╭──

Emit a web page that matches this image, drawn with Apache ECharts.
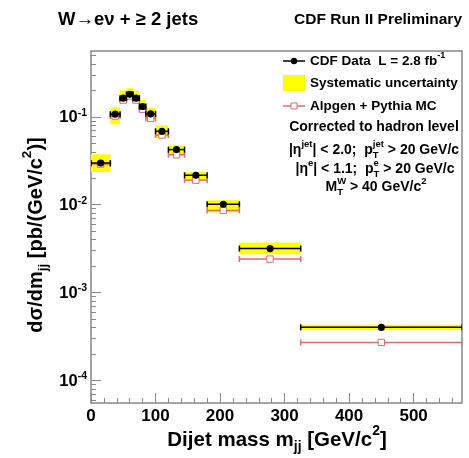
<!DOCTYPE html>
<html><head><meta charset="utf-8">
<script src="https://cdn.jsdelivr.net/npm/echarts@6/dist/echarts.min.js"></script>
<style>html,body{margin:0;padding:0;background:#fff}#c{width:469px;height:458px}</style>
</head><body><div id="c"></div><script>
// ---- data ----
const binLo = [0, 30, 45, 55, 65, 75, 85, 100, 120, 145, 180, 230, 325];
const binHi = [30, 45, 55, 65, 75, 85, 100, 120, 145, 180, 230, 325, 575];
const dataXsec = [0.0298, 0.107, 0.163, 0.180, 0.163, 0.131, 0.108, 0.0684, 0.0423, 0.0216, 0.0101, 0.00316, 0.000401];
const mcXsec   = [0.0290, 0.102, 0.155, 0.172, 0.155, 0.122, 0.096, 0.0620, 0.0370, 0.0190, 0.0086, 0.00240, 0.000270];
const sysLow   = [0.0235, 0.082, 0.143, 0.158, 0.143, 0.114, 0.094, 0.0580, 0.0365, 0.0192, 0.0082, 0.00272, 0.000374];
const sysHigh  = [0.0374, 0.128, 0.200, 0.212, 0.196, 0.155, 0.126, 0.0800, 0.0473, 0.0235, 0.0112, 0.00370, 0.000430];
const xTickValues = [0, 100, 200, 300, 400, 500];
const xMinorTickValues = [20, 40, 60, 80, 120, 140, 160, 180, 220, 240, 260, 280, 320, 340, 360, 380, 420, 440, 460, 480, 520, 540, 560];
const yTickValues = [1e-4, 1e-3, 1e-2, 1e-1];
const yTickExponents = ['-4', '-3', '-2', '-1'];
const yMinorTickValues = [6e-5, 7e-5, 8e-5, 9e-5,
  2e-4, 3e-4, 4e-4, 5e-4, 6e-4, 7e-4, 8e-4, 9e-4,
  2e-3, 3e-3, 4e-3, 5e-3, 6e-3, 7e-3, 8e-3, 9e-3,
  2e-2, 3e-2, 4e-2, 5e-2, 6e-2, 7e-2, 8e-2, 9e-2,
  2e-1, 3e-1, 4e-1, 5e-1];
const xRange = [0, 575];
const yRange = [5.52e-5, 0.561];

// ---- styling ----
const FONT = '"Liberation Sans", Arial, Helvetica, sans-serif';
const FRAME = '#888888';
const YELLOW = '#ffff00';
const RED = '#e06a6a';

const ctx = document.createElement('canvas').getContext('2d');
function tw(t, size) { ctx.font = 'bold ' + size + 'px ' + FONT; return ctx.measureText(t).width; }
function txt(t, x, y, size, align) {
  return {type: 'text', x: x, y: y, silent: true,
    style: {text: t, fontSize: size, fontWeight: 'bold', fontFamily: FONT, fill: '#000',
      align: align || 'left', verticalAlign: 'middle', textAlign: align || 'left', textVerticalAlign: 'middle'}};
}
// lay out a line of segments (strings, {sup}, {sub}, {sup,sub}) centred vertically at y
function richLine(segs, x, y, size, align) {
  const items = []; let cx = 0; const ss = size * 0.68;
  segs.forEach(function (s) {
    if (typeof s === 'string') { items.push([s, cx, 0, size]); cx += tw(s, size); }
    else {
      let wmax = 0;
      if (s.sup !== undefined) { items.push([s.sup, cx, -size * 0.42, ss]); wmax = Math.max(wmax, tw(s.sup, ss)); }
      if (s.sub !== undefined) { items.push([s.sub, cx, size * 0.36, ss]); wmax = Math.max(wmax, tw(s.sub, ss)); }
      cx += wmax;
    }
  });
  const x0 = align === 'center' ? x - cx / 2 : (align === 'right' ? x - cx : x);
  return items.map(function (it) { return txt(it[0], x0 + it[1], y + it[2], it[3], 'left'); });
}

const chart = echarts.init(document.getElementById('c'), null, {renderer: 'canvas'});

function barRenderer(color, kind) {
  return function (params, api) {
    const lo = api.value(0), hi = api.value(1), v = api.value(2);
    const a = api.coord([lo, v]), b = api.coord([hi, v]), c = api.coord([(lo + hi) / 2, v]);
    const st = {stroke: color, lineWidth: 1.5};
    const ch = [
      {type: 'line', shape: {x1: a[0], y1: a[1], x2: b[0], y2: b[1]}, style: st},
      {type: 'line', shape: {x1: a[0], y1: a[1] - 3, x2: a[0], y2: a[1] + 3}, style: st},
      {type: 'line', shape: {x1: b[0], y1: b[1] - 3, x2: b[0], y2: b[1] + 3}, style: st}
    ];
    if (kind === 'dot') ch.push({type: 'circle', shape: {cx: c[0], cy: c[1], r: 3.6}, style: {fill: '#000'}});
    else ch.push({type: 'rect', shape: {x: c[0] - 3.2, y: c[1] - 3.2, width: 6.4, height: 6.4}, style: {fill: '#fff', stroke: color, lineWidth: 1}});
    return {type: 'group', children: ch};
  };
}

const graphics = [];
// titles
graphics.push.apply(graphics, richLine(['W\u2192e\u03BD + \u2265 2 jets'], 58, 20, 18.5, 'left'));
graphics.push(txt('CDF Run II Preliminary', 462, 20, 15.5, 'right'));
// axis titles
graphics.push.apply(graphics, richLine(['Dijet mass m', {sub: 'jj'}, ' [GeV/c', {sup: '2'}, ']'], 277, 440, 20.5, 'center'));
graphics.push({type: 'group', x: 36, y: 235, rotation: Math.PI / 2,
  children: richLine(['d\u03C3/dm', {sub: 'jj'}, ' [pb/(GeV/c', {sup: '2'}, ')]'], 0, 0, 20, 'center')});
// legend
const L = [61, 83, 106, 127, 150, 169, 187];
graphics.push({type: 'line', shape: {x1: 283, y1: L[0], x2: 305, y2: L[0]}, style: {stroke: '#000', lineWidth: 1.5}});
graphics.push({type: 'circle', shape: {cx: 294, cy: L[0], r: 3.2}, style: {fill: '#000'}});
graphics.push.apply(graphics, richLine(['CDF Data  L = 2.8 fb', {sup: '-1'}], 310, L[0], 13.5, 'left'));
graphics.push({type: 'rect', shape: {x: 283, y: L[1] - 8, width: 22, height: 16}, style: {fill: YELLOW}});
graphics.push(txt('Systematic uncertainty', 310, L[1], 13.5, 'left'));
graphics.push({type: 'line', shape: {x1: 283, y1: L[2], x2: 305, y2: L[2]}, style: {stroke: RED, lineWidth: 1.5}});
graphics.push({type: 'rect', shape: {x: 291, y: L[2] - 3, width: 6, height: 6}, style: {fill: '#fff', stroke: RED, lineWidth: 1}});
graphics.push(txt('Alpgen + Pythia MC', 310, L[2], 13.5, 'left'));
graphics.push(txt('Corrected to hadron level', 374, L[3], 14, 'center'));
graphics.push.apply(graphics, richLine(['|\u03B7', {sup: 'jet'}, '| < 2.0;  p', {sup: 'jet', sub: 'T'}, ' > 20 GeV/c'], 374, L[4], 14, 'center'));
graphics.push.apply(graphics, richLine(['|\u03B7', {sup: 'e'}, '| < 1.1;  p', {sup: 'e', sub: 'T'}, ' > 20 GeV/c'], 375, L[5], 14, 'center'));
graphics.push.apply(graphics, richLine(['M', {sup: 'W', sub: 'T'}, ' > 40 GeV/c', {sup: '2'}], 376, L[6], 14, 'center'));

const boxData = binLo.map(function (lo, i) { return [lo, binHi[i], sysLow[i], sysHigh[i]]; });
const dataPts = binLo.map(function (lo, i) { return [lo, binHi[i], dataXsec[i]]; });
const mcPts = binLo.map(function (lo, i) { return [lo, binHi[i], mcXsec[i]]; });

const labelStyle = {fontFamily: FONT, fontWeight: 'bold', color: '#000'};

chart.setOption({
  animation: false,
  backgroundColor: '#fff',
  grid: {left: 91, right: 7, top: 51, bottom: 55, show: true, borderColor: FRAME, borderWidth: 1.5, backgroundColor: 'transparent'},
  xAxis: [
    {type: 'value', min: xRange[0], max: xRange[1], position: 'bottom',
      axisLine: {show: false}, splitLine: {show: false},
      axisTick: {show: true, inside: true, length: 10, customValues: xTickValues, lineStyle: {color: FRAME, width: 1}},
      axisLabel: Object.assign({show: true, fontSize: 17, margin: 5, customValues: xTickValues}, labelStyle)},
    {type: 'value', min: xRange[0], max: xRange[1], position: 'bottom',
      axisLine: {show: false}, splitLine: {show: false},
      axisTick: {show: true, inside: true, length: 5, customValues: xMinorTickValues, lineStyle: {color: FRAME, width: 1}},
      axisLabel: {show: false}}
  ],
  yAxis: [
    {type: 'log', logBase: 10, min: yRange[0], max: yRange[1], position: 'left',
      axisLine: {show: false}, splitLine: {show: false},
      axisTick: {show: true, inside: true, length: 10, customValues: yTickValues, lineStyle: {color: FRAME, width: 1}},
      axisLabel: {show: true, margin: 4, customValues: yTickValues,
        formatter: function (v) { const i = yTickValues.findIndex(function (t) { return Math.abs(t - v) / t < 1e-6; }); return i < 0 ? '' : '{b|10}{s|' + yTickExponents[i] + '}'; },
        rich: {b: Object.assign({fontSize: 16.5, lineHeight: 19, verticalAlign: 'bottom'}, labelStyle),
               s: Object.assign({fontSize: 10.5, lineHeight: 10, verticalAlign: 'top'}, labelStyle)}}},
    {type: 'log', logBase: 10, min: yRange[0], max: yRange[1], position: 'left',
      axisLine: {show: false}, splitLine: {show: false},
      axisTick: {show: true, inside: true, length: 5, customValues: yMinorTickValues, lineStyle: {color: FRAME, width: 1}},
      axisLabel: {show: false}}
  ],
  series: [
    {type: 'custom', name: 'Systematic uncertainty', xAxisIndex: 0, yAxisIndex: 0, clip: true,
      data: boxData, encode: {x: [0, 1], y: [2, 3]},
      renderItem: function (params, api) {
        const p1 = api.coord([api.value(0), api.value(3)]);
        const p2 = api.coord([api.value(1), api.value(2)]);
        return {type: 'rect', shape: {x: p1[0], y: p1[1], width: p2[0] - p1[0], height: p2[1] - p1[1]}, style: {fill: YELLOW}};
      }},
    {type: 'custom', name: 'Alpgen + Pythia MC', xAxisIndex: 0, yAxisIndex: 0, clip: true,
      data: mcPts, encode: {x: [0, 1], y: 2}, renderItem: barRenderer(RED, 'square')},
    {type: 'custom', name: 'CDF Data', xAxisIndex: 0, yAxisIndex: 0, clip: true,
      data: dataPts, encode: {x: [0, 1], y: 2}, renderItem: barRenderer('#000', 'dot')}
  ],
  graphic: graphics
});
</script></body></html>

╰──

EXERCISE =>
Restate the material word for word from its first line through the line containing "const RED = '#e06a6a';", both included; the pictures do not belong in it.

CORRECT RESULT =>
Emit a web page that matches this image, drawn with Apache ECharts.
<!DOCTYPE html>
<html><head><meta charset="utf-8">
<script src="https://cdn.jsdelivr.net/npm/echarts@6/dist/echarts.min.js"></script>
<style>html,body{margin:0;padding:0;background:#fff}#c{width:469px;height:458px}</style>
</head><body><div id="c"></div><script>
// ---- data ----
const binLo = [0, 30, 45, 55, 65, 75, 85, 100, 120, 145, 180, 230, 325];
const binHi = [30, 45, 55, 65, 75, 85, 100, 120, 145, 180, 230, 325, 575];
const dataXsec = [0.0298, 0.107, 0.163, 0.180, 0.163, 0.131, 0.108, 0.0684, 0.0423, 0.0216, 0.0101, 0.00316, 0.000401];
const mcXsec   = [0.0290, 0.102, 0.155, 0.172, 0.155, 0.122, 0.096, 0.0620, 0.0370, 0.0190, 0.0086, 0.00240, 0.000270];
const sysLow   = [0.0235, 0.082, 0.143, 0.158, 0.143, 0.114, 0.094, 0.0580, 0.0365, 0.0192, 0.0082, 0.00272, 0.000374];
const sysHigh  = [0.0374, 0.128, 0.200, 0.212, 0.196, 0.155, 0.126, 0.0800, 0.0473, 0.0235, 0.0112, 0.00370, 0.000430];
const xTickValues = [0, 100, 200, 300, 400, 500];
const xMinorTickValues = [20, 40, 60, 80, 120, 140, 160, 180, 220, 240, 260, 280, 320, 340, 360, 380, 420, 440, 460, 480, 520, 540, 560];
const yTickValues = [1e-4, 1e-3, 1e-2, 1e-1];
const yTickExponents = ['-4', '-3', '-2', '-1'];
const yMinorTickValues = [6e-5, 7e-5, 8e-5, 9e-5,
  2e-4, 3e-4, 4e-4, 5e-4, 6e-4, 7e-4, 8e-4, 9e-4,
  2e-3, 3e-3, 4e-3, 5e-3, 6e-3, 7e-3, 8e-3, 9e-3,
  2e-2, 3e-2, 4e-2, 5e-2, 6e-2, 7e-2, 8e-2, 9e-2,
  2e-1, 3e-1, 4e-1, 5e-1];
const xRange = [0, 575];
const yRange = [5.52e-5, 0.561];

// ---- styling ----
const FONT = '"Liberation Sans", Arial, Helvetica, sans-serif';
const FRAME = '#888888';
const YELLOW = '#ffff00';
const RED = '#e06a6a';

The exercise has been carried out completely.